• **WHAT TO WORK ON**
Can you write out all the lines word for word, with no pictures?

• **DATASET EXTRACT**
◇ ◇ ◇ ◇ ◇

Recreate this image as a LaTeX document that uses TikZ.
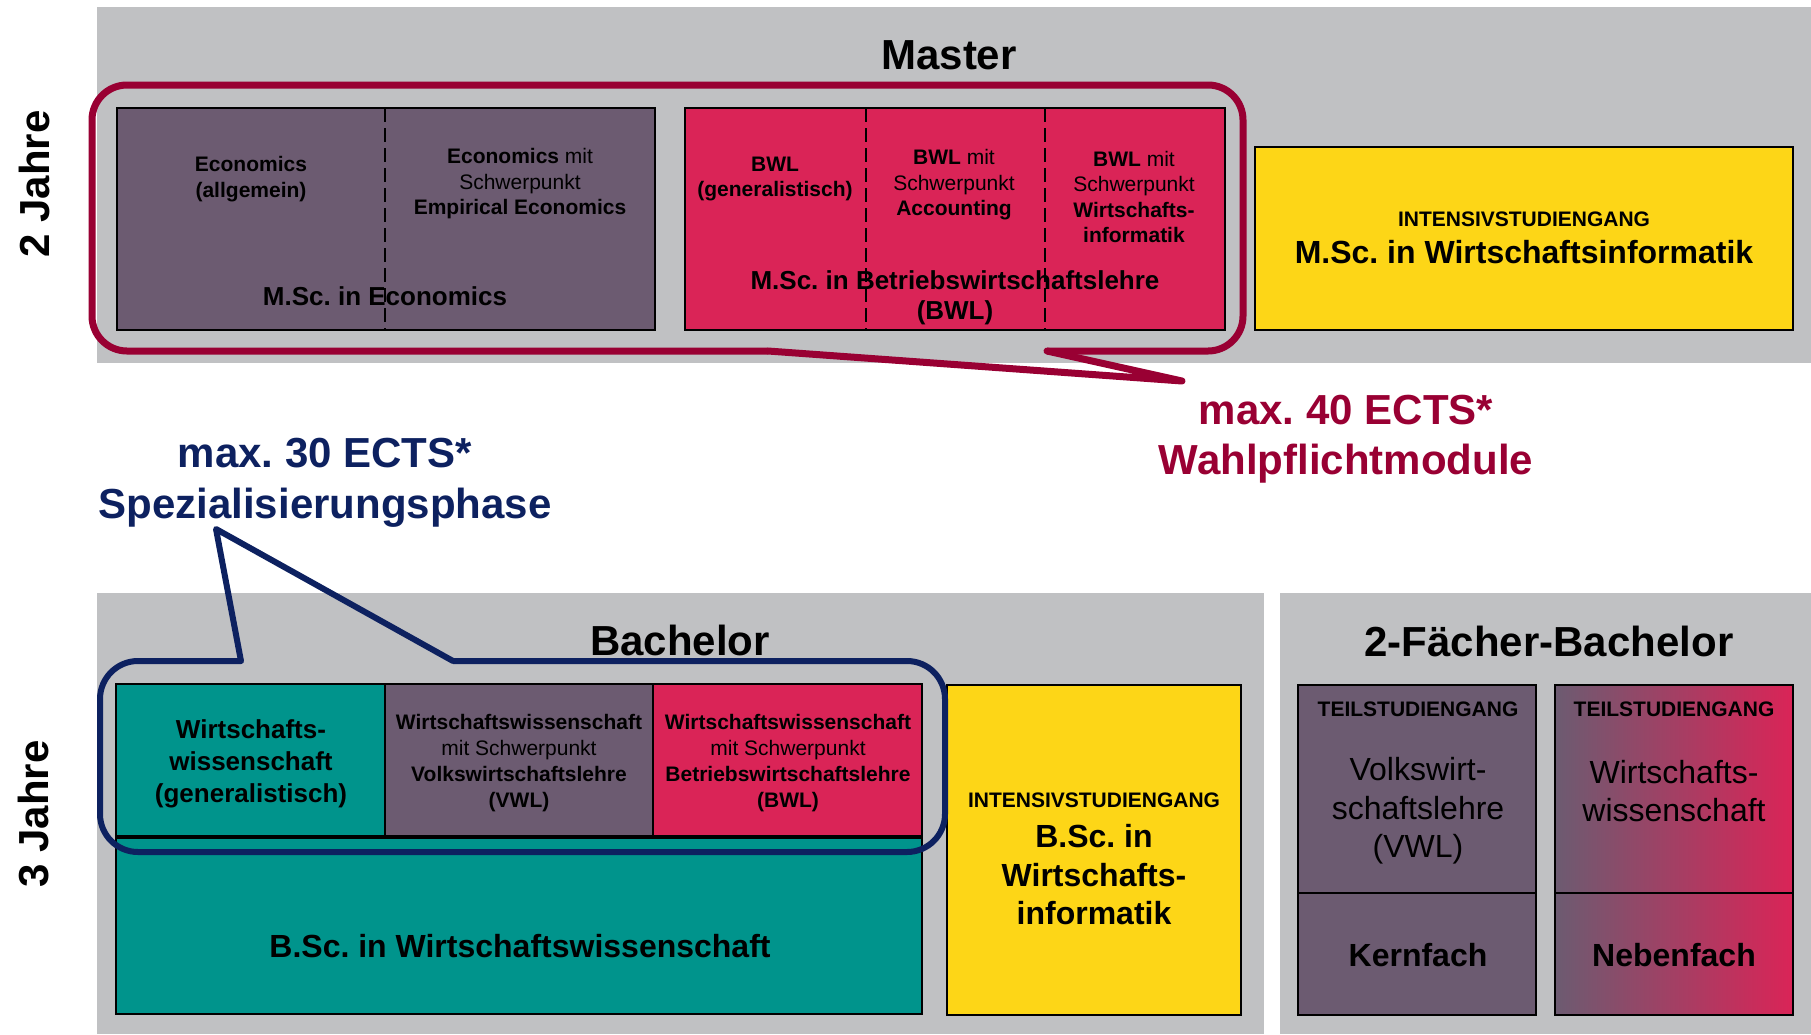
\documentclass[tikz,border=0pt]{standalone}
\usepackage{fontspec}
\setmainfont{Liberation Sans}
\frenchspacing

\definecolor{panelgray}{RGB}{192,193,195}
\definecolor{purp}{RGB}{108,91,113}
\definecolor{crim}{RGB}{218,36,87}
\definecolor{yell}{RGB}{253,214,23}
\definecolor{tealbox}{RGB}{0,148,140}
\definecolor{wine}{RGB}{153,0,51}
\definecolor{navy}{RGB}{13,33,96}

\tikzset{
  blk/.style={draw=black, line width=2.5},
  sep/.style={black, line width=2.5, dash pattern=on 14pt off 6pt},
  titletxt/.style={font=\fontsize{42}{51}\selectfont\bfseries},
  smalltxt/.style={font=\fontsize{21}{25.5}\selectfont},
  midtxt/.style={font=\fontsize{26}{31}\selectfont\bfseries},
  bigtxt/.style={font=\fontsize{32}{38.5}\selectfont},
}

\begin{document}
\begin{tikzpicture}[x=1pt, y=-1pt, every node/.style={inner sep=0pt, align=center}]
  \useasboundingbox (0,0) rectangle (1811,1034);

  % gray panels
  \fill[panelgray] (97,7) rectangle (1811,363);
  \fill[panelgray] (97,593) rectangle (1264,1034);
  \fill[panelgray] (1280,593) rectangle (1811,1034);

  % master programmes
  \filldraw[blk, fill=purp] (117,108) rectangle (655,330);
  \filldraw[blk, fill=crim] (685,108) rectangle (1225,330);
  \filldraw[blk, fill=yell] (1255,147) rectangle (1793,330);

  % bachelor programmes
  \filldraw[blk, fill=tealbox] (116,684) rectangle (385,836);
  \filldraw[blk, fill=purp] (385,684) rectangle (653,836);
  \filldraw[blk, fill=crim] (653,684) rectangle (922,836);
  \filldraw[blk, fill=tealbox] (116,838) rectangle (922,1014);
  \filldraw[blk, fill=yell] (947,685) rectangle (1241,1015);

  % 2-Faecher-Bachelor
  \filldraw[blk, fill=purp] (1298,685) rectangle (1536,893);
  \filldraw[blk, fill=purp] (1298,893) rectangle (1536,1015);
  \draw[blk, left color=purp, right color=crim] (1555,685) rectangle (1793,893);
  \draw[blk, left color=purp, right color=crim] (1555,893) rectangle (1793,1015);

  % year labels
  \node[titletxt, rotate=90] (yrmaster) at (34,184) {2 Jahre};
  \node[titletxt, rotate=90] (yrbachelor) at (34,814) {3 Jahre};

  % titles
  \node[titletxt] (master) at (949,55) {Master};
  \node[titletxt] (bachelor) at (680,640) {Bachelor};
  \node[titletxt] (twobachelor) at (1549,641) {2-Fächer-Bachelor};

  % master texts
  \node[smalltxt, font=\fontsize{21}{25.5}\selectfont\bfseries] (ecoall) at (251,179) {Economics\\(allgemein)};
  \node[smalltxt] (ecoemp) at (520,184) {\textbf{Economics} mit\\Schwerpunkt\\\textbf{Empirical Economics}};
  \node[midtxt] (msceco) at (385,296) {M.Sc. in Economics};
  \node[smalltxt, font=\fontsize{21}{25.5}\selectfont\bfseries] (bwlgen) at (775,179) {BWL\\(generalistisch)};
  \node[smalltxt] (bwlacc) at (954,185) {\textbf{BWL} mit\\Schwerpunkt\\\textbf{Accounting}};
  \node[smalltxt] (bwlwi) at (1134,197) {\textbf{BWL} mit\\Schwerpunkt\\\textbf{Wirtschafts-}\\\textbf{informatik}};
  \node[midtxt, font=\fontsize{26}{30}\selectfont\bfseries] (mscbwl) at (955,298) {M.Sc. in Betriebswirtschaftslehre\\(BWL)};
  \node[smalltxt, font=\fontsize{21}{25}\selectfont\bfseries] (intmaster) at (1524,219) {INTENSIVSTUDIENGANG};
  \node[bigtxt, font=\fontsize{32}{38}\selectfont\bfseries] (mscwi) at (1524,252) {M.Sc. in Wirtschaftsinformatik};

  % bachelor texts
  \node[midtxt, font=\fontsize{26}{32}\selectfont\bfseries] (wiwigen) at (251,764) {Wirtschafts-\\wissenschaft\\(generalistisch)};
  \node[smalltxt, font=\fontsize{21}{26}\selectfont] (wiwivwl) at (519,763) {\textbf{Wirtschaftswissenschaft}\\mit Schwerpunkt\\\textbf{Volkswirtschaftslehre}\\\textbf{(VWL)}};
  \node[smalltxt, font=\fontsize{21}{26}\selectfont] (wiwibwl) at (788,763) {\textbf{Wirtschaftswissenschaft}\\mit Schwerpunkt\\\textbf{Betriebswirtschaftslehre}\\\textbf{(BWL)}};
  \node[bigtxt, font=\fontsize{32}{38}\selectfont\bfseries] (bscwiwi) at (520,946) {B.Sc. in Wirtschaftswissenschaft};
  \node[smalltxt, font=\fontsize{21}{25}\selectfont\bfseries] (intbachelor) at (1094,800) {INTENSIVSTUDIENGANG};
  \node[bigtxt, font=\fontsize{32}{38.5}\selectfont\bfseries] (bscwi) at (1094,875) {B.Sc. in\\Wirtschafts-\\informatik};

  % 2-Faecher texts
  \node[smalltxt, font=\fontsize{21}{25}\selectfont\bfseries] (teilvwl) at (1418,709) {TEILSTUDIENGANG};
  \node[smalltxt, font=\fontsize{21}{25}\selectfont\bfseries] (teilwiwi) at (1674,709) {TEILSTUDIENGANG};
  \node[bigtxt] (vwl) at (1418,811) {Volkswirt-\\schaftslehre\\(VWL)};
  \node[bigtxt] (wiwi) at (1674,791) {Wirtschafts-\\wissenschaft};
  \node[bigtxt, font=\fontsize{32}{38}\selectfont\bfseries] (kern) at (1418,955) {Kernfach};
  \node[bigtxt, font=\fontsize{32}{38}\selectfont\bfseries] (neben) at (1674,955) {Nebenfach};

  % dashed separators
  \draw[sep] (385,108) -- (385,330);
  \draw[sep] (866,108) -- (866,330);
  \draw[sep] (1045,108) -- (1045,330);

  % callout Wahlpflichtmodule
  \draw[wine, line width=7, rounded corners=35] (768,351) -- (92,351) -- (92,85) -- (1243,85) -- (1243,351) -- (1047,351);
  \draw[wine, line width=7, line join=round, line cap=round] (768,351) -- (1182,381) -- (1047,351);
  \node[titletxt, wine, font=\fontsize{42}{50}\selectfont\bfseries] (wahl) at (1346,439) {max. 40 ECTS*\\Wahlpflichtmodule};

  % callout Spezialisierungsphase
  \draw[navy, line width=6, rounded corners=38] (241,661) -- (100,661) -- (100,852) -- (945,852) -- (945,661) -- (453,661);
  \draw[navy, line width=6, line join=round, line cap=round] (241,661) -- (216,529) -- (453,661);
  \node[titletxt, navy, font=\fontsize{42}{51}\selectfont\bfseries] (spez) at (325,483) {max. 30 ECTS*\\Spezialisierungsphase};
\end{tikzpicture}
\end{document}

◇ ◇ ◇ ◇ ◇

• **REPLY**
Recreate this image as a LaTeX document that uses TikZ.
\documentclass[tikz,border=0pt]{standalone}
\usepackage{fontspec}
\setmainfont{Liberation Sans}
\frenchspacing

\definecolor{panelgray}{RGB}{192,193,195}
\definecolor{purp}{RGB}{108,91,113}
\definecolor{crim}{RGB}{218,36,87}
\definecolor{yell}{RGB}{253,214,23}
\definecolor{tealbox}{RGB}{0,148,140}
\definecolor{wine}{RGB}{153,0,51}
\definecolor{navy}{RGB}{13,33,96}

\tikzset{
  blk/.style={draw=black, line width=2.5},
  sep/.style={black, line width=2.5, dash pattern=on 14pt off 6pt},
  titletxt/.style={font=\fontsize{42}{51}\selectfont\bfseries},
  smalltxt/.style={font=\fontsize{21}{25.5}\selectfont},
  midtxt/.style={font=\fontsize{26}{31}\selectfont\bfseries},
  bigtxt/.style={font=\fontsize{32}{38.5}\selectfont},
}

\begin{document}
\begin{tikzpicture}[x=1pt, y=-1pt, every node/.style={inner sep=0pt, align=center}]
  \useasboundingbox (0,0) rectangle (1811,1034);

  % gray panels
  \fill[panelgray] (97,7) rectangle (1811,363);
  \fill[panelgray] (97,593) rectangle (1264,1034);
  \fill[panelgray] (1280,593) rectangle (1811,1034);

  % master programmes
  \filldraw[blk, fill=purp] (117,108) rectangle (655,330);
  \filldraw[blk, fill=crim] (685,108) rectangle (1225,330);
  \filldraw[blk, fill=yell] (1255,147) rectangle (1793,330);

  % bachelor programmes
  \filldraw[blk, fill=tealbox] (116,684) rectangle (385,836);
  \filldraw[blk, fill=purp] (385,684) rectangle (653,836);
  \filldraw[blk, fill=crim] (653,684) rectangle (922,836);
  \filldraw[blk, fill=tealbox] (116,838) rectangle (922,1014);
  \filldraw[blk, fill=yell] (947,685) rectangle (1241,1015);

  % 2-Faecher-Bachelor
  \filldraw[blk, fill=purp] (1298,685) rectangle (1536,893);
  \filldraw[blk, fill=purp] (1298,893) rectangle (1536,1015);
  \draw[blk, left color=purp, right color=crim] (1555,685) rectangle (1793,893);
  \draw[blk, left color=purp, right color=crim] (1555,893) rectangle (1793,1015);

  % year labels
  \node[titletxt, rotate=90] (yrmaster) at (34,184) {2 Jahre};
  \node[titletxt, rotate=90] (yrbachelor) at (34,814) {3 Jahre};

  % titles
  \node[titletxt] (master) at (949,55) {Master};
  \node[titletxt] (bachelor) at (680,640) {Bachelor};
  \node[titletxt] (twobachelor) at (1549,641) {2-Fächer-Bachelor};

  % master texts
  \node[smalltxt, font=\fontsize{21}{25.5}\selectfont\bfseries] (ecoall) at (251,179) {Economics\\(allgemein)};
  \node[smalltxt] (ecoemp) at (520,184) {\textbf{Economics} mit\\Schwerpunkt\\\textbf{Empirical Economics}};
  \node[midtxt] (msceco) at (385,296) {M.Sc. in Economics};
  \node[smalltxt, font=\fontsize{21}{25.5}\selectfont\bfseries] (bwlgen) at (775,179) {BWL\\(generalistisch)};
  \node[smalltxt] (bwlacc) at (954,185) {\textbf{BWL} mit\\Schwerpunkt\\\textbf{Accounting}};
  \node[smalltxt] (bwlwi) at (1134,197) {\textbf{BWL} mit\\Schwerpunkt\\\textbf{Wirtschafts-}\\\textbf{informatik}};
  \node[midtxt, font=\fontsize{26}{30}\selectfont\bfseries] (mscbwl) at (955,298) {M.Sc. in Betriebswirtschaftslehre\\(BWL)};
  \node[smalltxt, font=\fontsize{21}{25}\selectfont\bfseries] (intmaster) at (1524,219) {INTENSIVSTUDIENGANG};
  \node[bigtxt, font=\fontsize{32}{38}\selectfont\bfseries] (mscwi) at (1524,252) {M.Sc. in Wirtschaftsinformatik};

  % bachelor texts
  \node[midtxt, font=\fontsize{26}{32}\selectfont\bfseries] (wiwigen) at (251,764) {Wirtschafts-\\wissenschaft\\(generalistisch)};
  \node[smalltxt, font=\fontsize{21}{26}\selectfont] (wiwivwl) at (519,763) {\textbf{Wirtschaftswissenschaft}\\mit Schwerpunkt\\\textbf{Volkswirtschaftslehre}\\\textbf{(VWL)}};
  \node[smalltxt, font=\fontsize{21}{26}\selectfont] (wiwibwl) at (788,763) {\textbf{Wirtschaftswissenschaft}\\mit Schwerpunkt\\\textbf{Betriebswirtschaftslehre}\\\textbf{(BWL)}};
  \node[bigtxt, font=\fontsize{32}{38}\selectfont\bfseries] (bscwiwi) at (520,946) {B.Sc. in Wirtschaftswissenschaft};
  \node[smalltxt, font=\fontsize{21}{25}\selectfont\bfseries] (intbachelor) at (1094,800) {INTENSIVSTUDIENGANG};
  \node[bigtxt, font=\fontsize{32}{38.5}\selectfont\bfseries] (bscwi) at (1094,875) {B.Sc. in\\Wirtschafts-\\informatik};

  % 2-Faecher texts
  \node[smalltxt, font=\fontsize{21}{25}\selectfont\bfseries] (teilvwl) at (1418,709) {TEILSTUDIENGANG};
  \node[smalltxt, font=\fontsize{21}{25}\selectfont\bfseries] (teilwiwi) at (1674,709) {TEILSTUDIENGANG};
  \node[bigtxt] (vwl) at (1418,811) {Volkswirt-\\schaftslehre\\(VWL)};
  \node[bigtxt] (wiwi) at (1674,791) {Wirtschafts-\\wissenschaft};
  \node[bigtxt, font=\fontsize{32}{38}\selectfont\bfseries] (kern) at (1418,955) {Kernfach};
  \node[bigtxt, font=\fontsize{32}{38}\selectfont\bfseries] (neben) at (1674,955) {Nebenfach};

  % dashed separators
  \draw[sep] (385,108) -- (385,330);
  \draw[sep] (866,108) -- (866,330);
  \draw[sep] (1045,108) -- (1045,330);

  % callout Wahlpflichtmodule
  \draw[wine, line width=7, rounded corners=35] (768,351) -- (92,351) -- (92,85) -- (1243,85) -- (1243,351) -- (1047,351);
  \draw[wine, line width=7, line join=round, line cap=round] (768,351) -- (1182,381) -- (1047,351);
  \node[titletxt, wine, font=\fontsize{42}{50}\selectfont\bfseries] (wahl) at (1346,439) {max. 40 ECTS*\\Wahlpflichtmodule};

  % callout Spezialisierungsphase
  \draw[navy, line width=6, rounded corners=38] (241,661) -- (100,661) -- (100,852) -- (945,852) -- (945,661) -- (453,661);
  \draw[navy, line width=6, line join=round, line cap=round] (241,661) -- (216,529) -- (453,661);
  \node[titletxt, navy, font=\fontsize{42}{51}\selectfont\bfseries] (spez) at (325,483) {max. 30 ECTS*\\Spezialisierungsphase};
\end{tikzpicture}
\end{document}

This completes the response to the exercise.